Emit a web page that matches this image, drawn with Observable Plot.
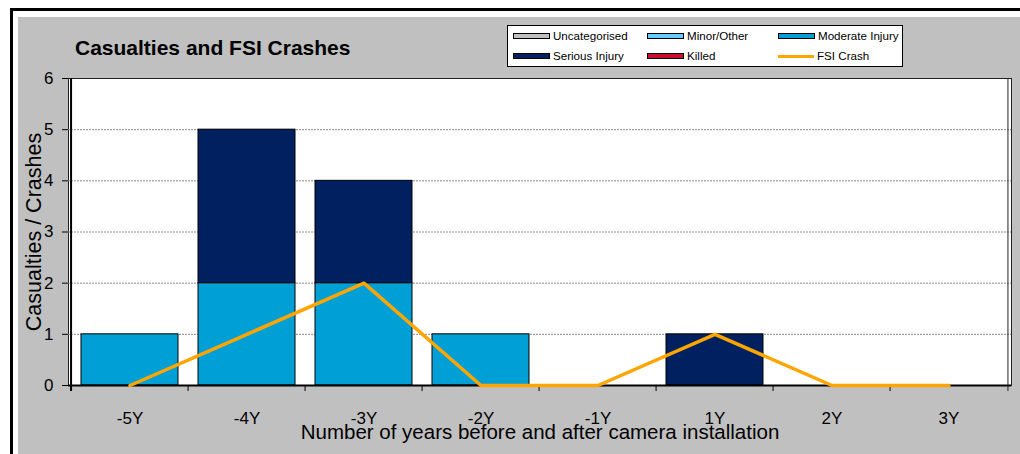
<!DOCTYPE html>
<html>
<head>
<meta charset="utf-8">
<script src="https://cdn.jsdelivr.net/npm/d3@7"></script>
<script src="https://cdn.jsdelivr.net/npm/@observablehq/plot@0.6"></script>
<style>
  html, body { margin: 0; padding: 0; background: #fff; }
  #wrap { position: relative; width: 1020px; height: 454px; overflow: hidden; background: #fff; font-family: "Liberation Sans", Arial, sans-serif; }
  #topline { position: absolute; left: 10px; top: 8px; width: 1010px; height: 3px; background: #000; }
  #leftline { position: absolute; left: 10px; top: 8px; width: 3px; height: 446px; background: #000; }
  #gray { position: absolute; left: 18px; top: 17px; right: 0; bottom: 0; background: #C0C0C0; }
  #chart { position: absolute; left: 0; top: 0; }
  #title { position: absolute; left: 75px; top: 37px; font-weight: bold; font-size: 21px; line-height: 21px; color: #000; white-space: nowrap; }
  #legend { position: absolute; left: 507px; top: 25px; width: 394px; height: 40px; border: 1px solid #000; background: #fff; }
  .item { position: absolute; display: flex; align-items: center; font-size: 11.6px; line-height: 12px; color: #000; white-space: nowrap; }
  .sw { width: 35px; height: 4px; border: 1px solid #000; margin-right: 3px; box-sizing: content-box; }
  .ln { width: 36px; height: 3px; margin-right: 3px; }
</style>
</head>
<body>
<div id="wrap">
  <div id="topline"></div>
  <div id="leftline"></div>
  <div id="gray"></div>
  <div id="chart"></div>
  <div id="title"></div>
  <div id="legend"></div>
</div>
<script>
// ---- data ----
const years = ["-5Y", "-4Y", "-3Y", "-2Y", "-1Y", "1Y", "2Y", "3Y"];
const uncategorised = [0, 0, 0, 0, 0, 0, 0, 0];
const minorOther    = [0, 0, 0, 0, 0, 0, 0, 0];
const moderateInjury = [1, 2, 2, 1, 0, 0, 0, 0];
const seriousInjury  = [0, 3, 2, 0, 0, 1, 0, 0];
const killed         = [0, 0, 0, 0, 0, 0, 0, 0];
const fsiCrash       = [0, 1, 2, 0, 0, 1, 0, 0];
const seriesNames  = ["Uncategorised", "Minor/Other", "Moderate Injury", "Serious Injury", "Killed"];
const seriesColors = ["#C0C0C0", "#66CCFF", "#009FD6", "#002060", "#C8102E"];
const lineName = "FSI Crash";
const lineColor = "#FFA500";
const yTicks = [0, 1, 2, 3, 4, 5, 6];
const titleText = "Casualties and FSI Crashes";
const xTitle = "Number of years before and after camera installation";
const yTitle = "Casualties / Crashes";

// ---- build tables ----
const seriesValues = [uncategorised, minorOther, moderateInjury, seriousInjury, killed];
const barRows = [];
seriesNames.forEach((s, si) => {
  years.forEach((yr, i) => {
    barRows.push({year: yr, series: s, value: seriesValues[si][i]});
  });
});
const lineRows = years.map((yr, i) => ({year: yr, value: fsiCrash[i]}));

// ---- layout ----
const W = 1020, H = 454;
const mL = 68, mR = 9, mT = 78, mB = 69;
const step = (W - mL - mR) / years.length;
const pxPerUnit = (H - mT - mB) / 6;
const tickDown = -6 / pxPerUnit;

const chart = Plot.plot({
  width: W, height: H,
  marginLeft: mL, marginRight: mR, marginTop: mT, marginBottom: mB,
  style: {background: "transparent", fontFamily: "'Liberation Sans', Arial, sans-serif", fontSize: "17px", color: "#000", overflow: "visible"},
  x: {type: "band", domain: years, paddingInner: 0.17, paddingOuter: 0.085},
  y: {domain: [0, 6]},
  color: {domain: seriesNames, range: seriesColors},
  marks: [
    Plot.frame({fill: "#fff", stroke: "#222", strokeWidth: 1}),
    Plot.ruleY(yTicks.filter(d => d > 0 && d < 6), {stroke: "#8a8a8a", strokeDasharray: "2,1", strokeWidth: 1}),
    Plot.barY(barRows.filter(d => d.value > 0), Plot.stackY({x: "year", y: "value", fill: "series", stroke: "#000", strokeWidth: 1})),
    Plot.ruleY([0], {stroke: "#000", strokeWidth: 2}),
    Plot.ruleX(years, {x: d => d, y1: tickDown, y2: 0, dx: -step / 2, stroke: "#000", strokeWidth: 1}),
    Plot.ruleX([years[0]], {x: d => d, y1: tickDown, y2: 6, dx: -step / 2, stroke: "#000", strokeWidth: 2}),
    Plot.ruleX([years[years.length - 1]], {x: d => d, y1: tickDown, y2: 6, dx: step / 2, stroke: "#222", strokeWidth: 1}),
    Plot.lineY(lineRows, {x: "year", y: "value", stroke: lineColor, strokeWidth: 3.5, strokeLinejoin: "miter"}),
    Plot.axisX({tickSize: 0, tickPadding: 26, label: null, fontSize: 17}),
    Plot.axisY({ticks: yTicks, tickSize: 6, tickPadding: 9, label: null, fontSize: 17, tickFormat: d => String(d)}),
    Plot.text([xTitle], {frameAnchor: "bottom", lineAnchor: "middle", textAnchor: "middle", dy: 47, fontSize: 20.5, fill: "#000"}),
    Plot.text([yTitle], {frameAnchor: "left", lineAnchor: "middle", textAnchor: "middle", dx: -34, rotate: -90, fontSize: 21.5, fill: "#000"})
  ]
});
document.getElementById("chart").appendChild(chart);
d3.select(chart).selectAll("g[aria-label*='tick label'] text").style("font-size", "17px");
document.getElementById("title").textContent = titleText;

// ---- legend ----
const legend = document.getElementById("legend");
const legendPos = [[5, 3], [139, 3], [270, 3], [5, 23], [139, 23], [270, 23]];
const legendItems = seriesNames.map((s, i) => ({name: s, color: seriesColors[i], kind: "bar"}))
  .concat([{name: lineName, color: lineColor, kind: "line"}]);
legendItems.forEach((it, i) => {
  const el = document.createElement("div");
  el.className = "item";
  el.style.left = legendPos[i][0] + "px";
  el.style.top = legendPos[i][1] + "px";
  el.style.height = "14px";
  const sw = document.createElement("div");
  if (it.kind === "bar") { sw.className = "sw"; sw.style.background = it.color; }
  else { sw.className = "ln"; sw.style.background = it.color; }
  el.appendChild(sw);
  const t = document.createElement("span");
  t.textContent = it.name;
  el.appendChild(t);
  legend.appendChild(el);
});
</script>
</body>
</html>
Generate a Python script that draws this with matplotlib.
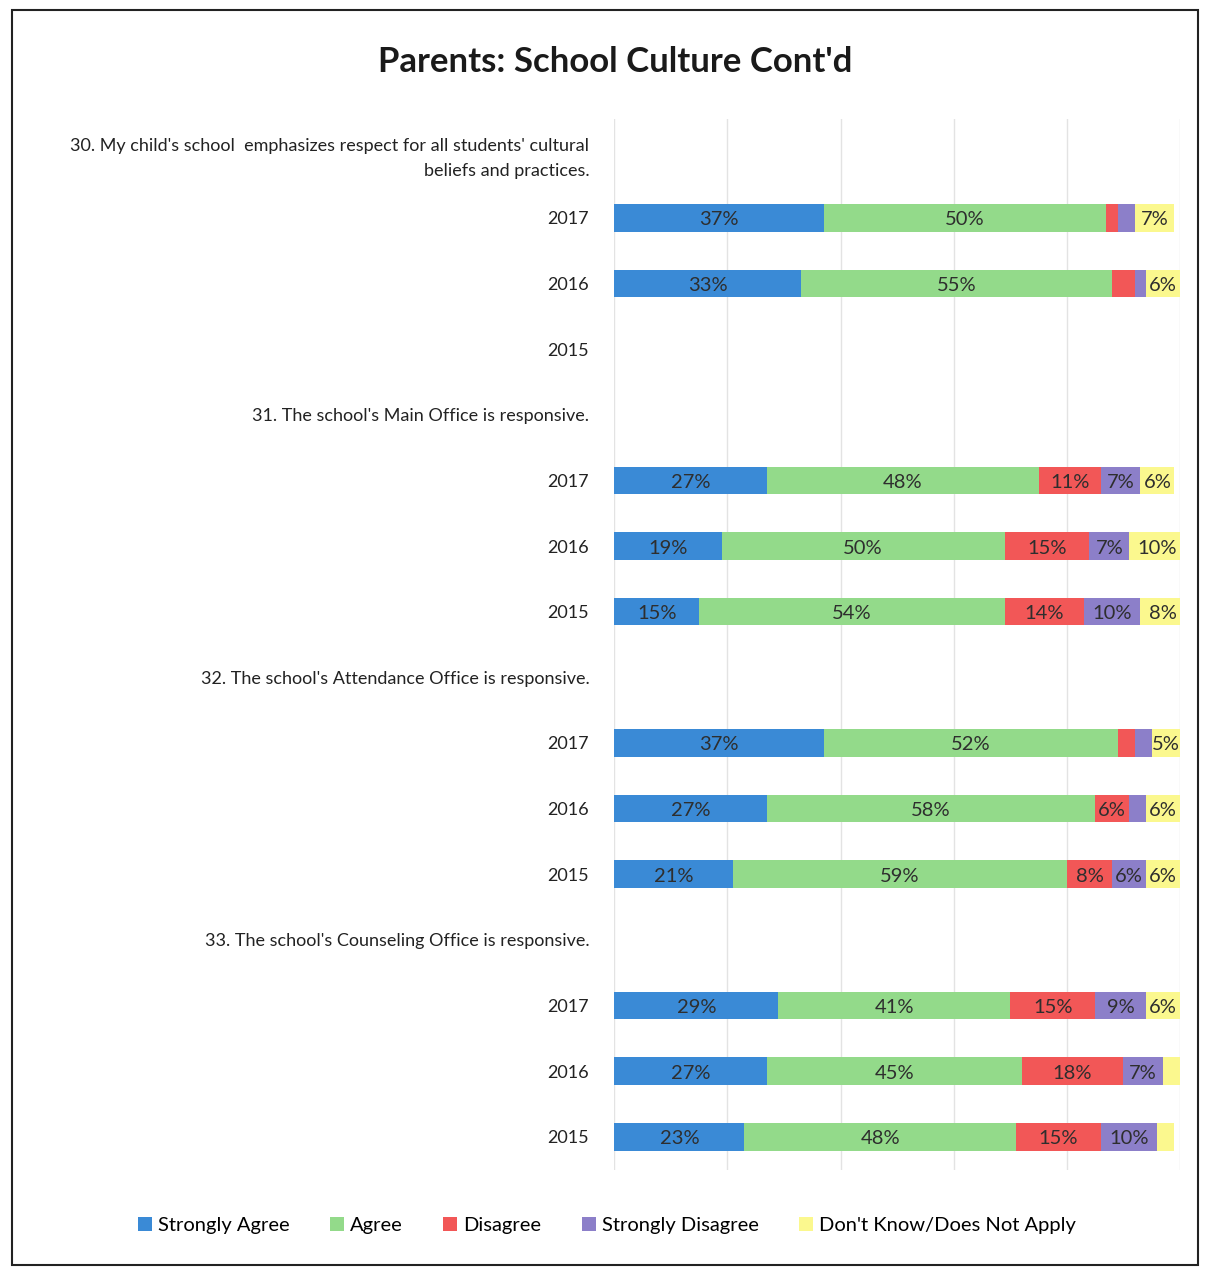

——

Each entry above is to be written out again unchanged, apart from the pictures, which are left out.

Full response =
Emit a web page that matches this image, drawn with Observable Plot.
<!DOCTYPE html>
<html>
<head>
<meta charset="utf-8">
<script src="https://cdn.jsdelivr.net/npm/d3@7"></script>
<script src="https://cdn.jsdelivr.net/npm/@observablehq/plot@0.6"></script>
<style>
  html, body { margin: 0; padding: 0; background: #fff; }
  #wrap { position: relative; width: 1020px; height: 454px; overflow: hidden; background: #fff; font-family: "Liberation Sans", Arial, sans-serif; }
  #topline { position: absolute; left: 10px; top: 8px; width: 1010px; height: 3px; background: #000; }
  #leftline { position: absolute; left: 10px; top: 8px; width: 3px; height: 446px; background: #000; }
  #gray { position: absolute; left: 18px; top: 17px; right: 0; bottom: 0; background: #C0C0C0; }
  #chart { position: absolute; left: 0; top: 0; }
  #title { position: absolute; left: 75px; top: 37px; font-weight: bold; font-size: 21px; line-height: 21px; color: #000; white-space: nowrap; }
  #legend { position: absolute; left: 507px; top: 25px; width: 394px; height: 40px; border: 1px solid #000; background: #fff; }
  .item { position: absolute; display: flex; align-items: center; font-size: 11.6px; line-height: 12px; color: #000; white-space: nowrap; }
  .sw { width: 35px; height: 4px; border: 1px solid #000; margin-right: 3px; box-sizing: content-box; }
  .ln { width: 36px; height: 3px; margin-right: 3px; }
</style>
</head>
<body>
<div id="wrap">
  <div id="topline"></div>
  <div id="leftline"></div>
  <div id="gray"></div>
  <div id="chart"></div>
  <div id="title"></div>
  <div id="legend"></div>
</div>
<script>
// ---- data ----
const years = ["-5Y", "-4Y", "-3Y", "-2Y", "-1Y", "1Y", "2Y", "3Y"];
const uncategorised = [0, 0, 0, 0, 0, 0, 0, 0];
const minorOther    = [0, 0, 0, 0, 0, 0, 0, 0];
const moderateInjury = [1, 2, 2, 1, 0, 0, 0, 0];
const seriousInjury  = [0, 3, 2, 0, 0, 1, 0, 0];
const killed         = [0, 0, 0, 0, 0, 0, 0, 0];
const fsiCrash       = [0, 1, 2, 0, 0, 1, 0, 0];
const seriesNames  = ["Uncategorised", "Minor/Other", "Moderate Injury", "Serious Injury", "Killed"];
const seriesColors = ["#C0C0C0", "#66CCFF", "#009FD6", "#002060", "#C8102E"];
const lineName = "FSI Crash";
const lineColor = "#FFA500";
const yTicks = [0, 1, 2, 3, 4, 5, 6];
const titleText = "Casualties and FSI Crashes";
const xTitle = "Number of years before and after camera installation";
const yTitle = "Casualties / Crashes";

// ---- build tables ----
const seriesValues = [uncategorised, minorOther, moderateInjury, seriousInjury, killed];
const barRows = [];
seriesNames.forEach((s, si) => {
  years.forEach((yr, i) => {
    barRows.push({year: yr, series: s, value: seriesValues[si][i]});
  });
});
const lineRows = years.map((yr, i) => ({year: yr, value: fsiCrash[i]}));

// ---- layout ----
const W = 1020, H = 454;
const mL = 68, mR = 9, mT = 78, mB = 69;
const step = (W - mL - mR) / years.length;
const pxPerUnit = (H - mT - mB) / 6;
const tickDown = -6 / pxPerUnit;

const chart = Plot.plot({
  width: W, height: H,
  marginLeft: mL, marginRight: mR, marginTop: mT, marginBottom: mB,
  style: {background: "transparent", fontFamily: "'Liberation Sans', Arial, sans-serif", fontSize: "17px", color: "#000", overflow: "visible"},
  x: {type: "band", domain: years, paddingInner: 0.17, paddingOuter: 0.085},
  y: {domain: [0, 6]},
  color: {domain: seriesNames, range: seriesColors},
  marks: [
    Plot.frame({fill: "#fff", stroke: "#222", strokeWidth: 1}),
    Plot.ruleY(yTicks.filter(d => d > 0 && d < 6), {stroke: "#8a8a8a", strokeDasharray: "2,1", strokeWidth: 1}),
    Plot.barY(barRows.filter(d => d.value > 0), Plot.stackY({x: "year", y: "value", fill: "series", stroke: "#000", strokeWidth: 1})),
    Plot.ruleY([0], {stroke: "#000", strokeWidth: 2}),
    Plot.ruleX(years, {x: d => d, y1: tickDown, y2: 0, dx: -step / 2, stroke: "#000", strokeWidth: 1}),
    Plot.ruleX([years[0]], {x: d => d, y1: tickDown, y2: 6, dx: -step / 2, stroke: "#000", strokeWidth: 2}),
    Plot.ruleX([years[years.length - 1]], {x: d => d, y1: tickDown, y2: 6, dx: step / 2, stroke: "#222", strokeWidth: 1}),
    Plot.lineY(lineRows, {x: "year", y: "value", stroke: lineColor, strokeWidth: 3.5, strokeLinejoin: "miter"}),
    Plot.axisX({tickSize: 0, tickPadding: 26, label: null, fontSize: 17}),
    Plot.axisY({ticks: yTicks, tickSize: 6, tickPadding: 9, label: null, fontSize: 17, tickFormat: d => String(d)}),
    Plot.text([xTitle], {frameAnchor: "bottom", lineAnchor: "middle", textAnchor: "middle", dy: 47, fontSize: 20.5, fill: "#000"}),
    Plot.text([yTitle], {frameAnchor: "left", lineAnchor: "middle", textAnchor: "middle", dx: -34, rotate: -90, fontSize: 21.5, fill: "#000"})
  ]
});
document.getElementById("chart").appendChild(chart);
d3.select(chart).selectAll("g[aria-label*='tick label'] text").style("font-size", "17px");
document.getElementById("title").textContent = titleText;

// ---- legend ----
const legend = document.getElementById("legend");
const legendPos = [[5, 3], [139, 3], [270, 3], [5, 23], [139, 23], [270, 23]];
const legendItems = seriesNames.map((s, i) => ({name: s, color: seriesColors[i], kind: "bar"}))
  .concat([{name: lineName, color: lineColor, kind: "line"}]);
legendItems.forEach((it, i) => {
  const el = document.createElement("div");
  el.className = "item";
  el.style.left = legendPos[i][0] + "px";
  el.style.top = legendPos[i][1] + "px";
  el.style.height = "14px";
  const sw = document.createElement("div");
  if (it.kind === "bar") { sw.className = "sw"; sw.style.background = it.color; }
  else { sw.className = "ln"; sw.style.background = it.color; }
  el.appendChild(sw);
  const t = document.createElement("span");
  t.textContent = it.name;
  el.appendChild(t);
  legend.appendChild(el);
});
</script>
</body>
</html>
Generate a Python script that draws this with matplotlib.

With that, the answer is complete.